◆ **Exercise instructions**:
Print exactly the lines from the first one down to the line containing "(out0) -- (out1);", both ends included, with no pictures and nothing else.

◆ **Information supplied**:

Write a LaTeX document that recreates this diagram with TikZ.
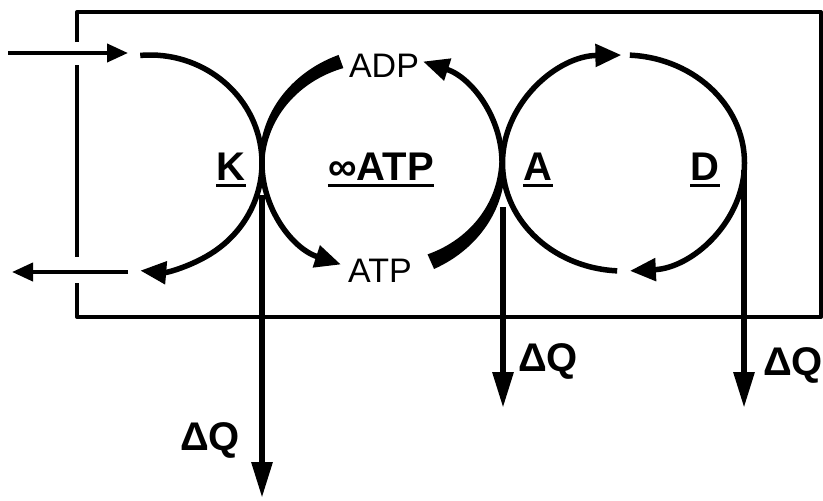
\documentclass[tikz,border=0pt]{standalone}
\usepackage{fontspec}
\setmainfont{Liberation Sans}
\usetikzlibrary{arrows.meta}

\tikzset{
  flow/.style={line width=2.75pt, -{Triangle[length=13pt, width=11pt]}},
  heat/.style={line width=3pt, -{Triangle[length=18pt, width=10pt]}},
  side/.style={line width=2pt, -{Triangle[length=10.5pt, width=9pt]}},
  pool/.style={font=\fontsize{20}{24}\selectfont\bfseries, anchor=base, inner sep=0pt},
  nucl/.style={font=\fontsize{17}{20}\selectfont, inner sep=0pt},
  dq/.style={font=\fontsize{20}{24}\selectfont\bfseries, inner sep=0pt},
  uline/.style={line width=1.5pt},
}

\begin{document}
\begin{tikzpicture}[x=0.5pt, y=0.5pt, line join=round]
  \useasboundingbox (0,0) rectangle (823,500);

  % box, open where the outer arrows pass
  \draw[line width=2pt] (77,458) -- (77,488) -- (821,488) -- (821,183) -- (77,183) -- (77,217);
  \draw[line width=2pt] (77,435) -- (77,243);

  % centres of the three cycles
  \coordinate (kc) at (150,337);
  \coordinate (mc) at (382,337);
  \coordinate (ac) at (623.5,337);

  % in and out
  \coordinate (in0) at (8,447);
  \coordinate (in1) at (128,447);
  \coordinate (out0) at (128,228);
  \coordinate (out1) at (12,228);
  \draw[side] (in0) -- (in1);
  \draw[side] (out0) -- (out1);

  % K cycle
  \draw[flow] (kc) ++(95:112 and 108) arc[start angle=95, end angle=-95, x radius=112, y radius=108];

  % ATP pool: thick parts
  \fill plot[domain=110:178, samples=30] ({382+(122.5+4.5*(178-\x)/68)*cos(\x)}, {337+(110.5+4.5*(178-\x)/68)*sin(\x)})
     -- plot[domain=178:110, samples=30] ({382+(117.5-4.5*(178-\x)/68)*cos(\x)}, {337+(105.5-4.5*(178-\x)/68)*sin(\x)}) -- cycle;
  \fill plot[domain=-66:-2, samples=30] ({382+(123+5*(-2-\x)/64)*cos(\x)}, {337+(111+5*(-2-\x)/64)*sin(\x)})
     -- plot[domain=-2:-66, samples=30] ({382+(117-5*(-2-\x)/64)*cos(\x)}, {337+(105-5*(-2-\x)/64)*sin(\x)}) -- cycle;
  % ATP pool: thin parts
  \draw[flow] (mc) ++(176:120 and 108) arc[start angle=176, end angle=250, x radius=120, y radius=108];
  \draw[flow] (mc) ++(-4:120 and 108) arc[start angle=-4, end angle=70, x radius=120, y radius=108];

  % A--D cycle
  \draw[flow] (ac) ++(267:121 and 108) arc[start angle=267, end angle=91, x radius=121, y radius=108];
  \draw[flow] (ac) ++(87:121 and 108) arc[start angle=87, end angle=-87, x radius=121, y radius=108];

  % heat out
  \coordinate (k0) at (262,305);
  \coordinate (k1) at (262,2);
  \coordinate (a0) at (503,293);
  \coordinate (a1) at (503,92);
  \coordinate (d0) at (744,330);
  \coordinate (d1) at (744,92);
  \draw[heat] (k0) -- (k1);
  \draw[heat] (a0) -- (a1);
  \draw[heat] (d0) -- (d1);

  % labels
  \node[pool] (lK) at (231,320) {K};
  \node[pool] (lATP) at (381,320) {∞ATP};
  \node[pool] (lA) at (538,320) {A};
  \node[pool] (lD) at (705,320) {D};
  \foreach \n in {lK,lATP,lA,lD}
    \draw[uline] ([yshift=-2.5pt]\n.base west) -- ([yshift=-2.5pt]\n.base east);

  \node[nucl] (adp) at (384,434) {ADP};
  \node[nucl] (atp) at (380,229) {ATP};

  \node[dq] (q1) at (210,60) {ΔQ};
  \node[dq] (q2) at (548,139) {ΔQ};
  \node[dq] (q3) at (793,135) {ΔQ};
\end{tikzpicture}
\end{document}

◆ **Solution to this task**:
Write a LaTeX document that recreates this diagram with TikZ.
\documentclass[tikz,border=0pt]{standalone}
\usepackage{fontspec}
\setmainfont{Liberation Sans}
\usetikzlibrary{arrows.meta}

\tikzset{
  flow/.style={line width=2.75pt, -{Triangle[length=13pt, width=11pt]}},
  heat/.style={line width=3pt, -{Triangle[length=18pt, width=10pt]}},
  side/.style={line width=2pt, -{Triangle[length=10.5pt, width=9pt]}},
  pool/.style={font=\fontsize{20}{24}\selectfont\bfseries, anchor=base, inner sep=0pt},
  nucl/.style={font=\fontsize{17}{20}\selectfont, inner sep=0pt},
  dq/.style={font=\fontsize{20}{24}\selectfont\bfseries, inner sep=0pt},
  uline/.style={line width=1.5pt},
}

\begin{document}
\begin{tikzpicture}[x=0.5pt, y=0.5pt, line join=round]
  \useasboundingbox (0,0) rectangle (823,500);

  % box, open where the outer arrows pass
  \draw[line width=2pt] (77,458) -- (77,488) -- (821,488) -- (821,183) -- (77,183) -- (77,217);
  \draw[line width=2pt] (77,435) -- (77,243);

  % centres of the three cycles
  \coordinate (kc) at (150,337);
  \coordinate (mc) at (382,337);
  \coordinate (ac) at (623.5,337);

  % in and out
  \coordinate (in0) at (8,447);
  \coordinate (in1) at (128,447);
  \coordinate (out0) at (128,228);
  \coordinate (out1) at (12,228);
  \draw[side] (in0) -- (in1);
  \draw[side] (out0) -- (out1);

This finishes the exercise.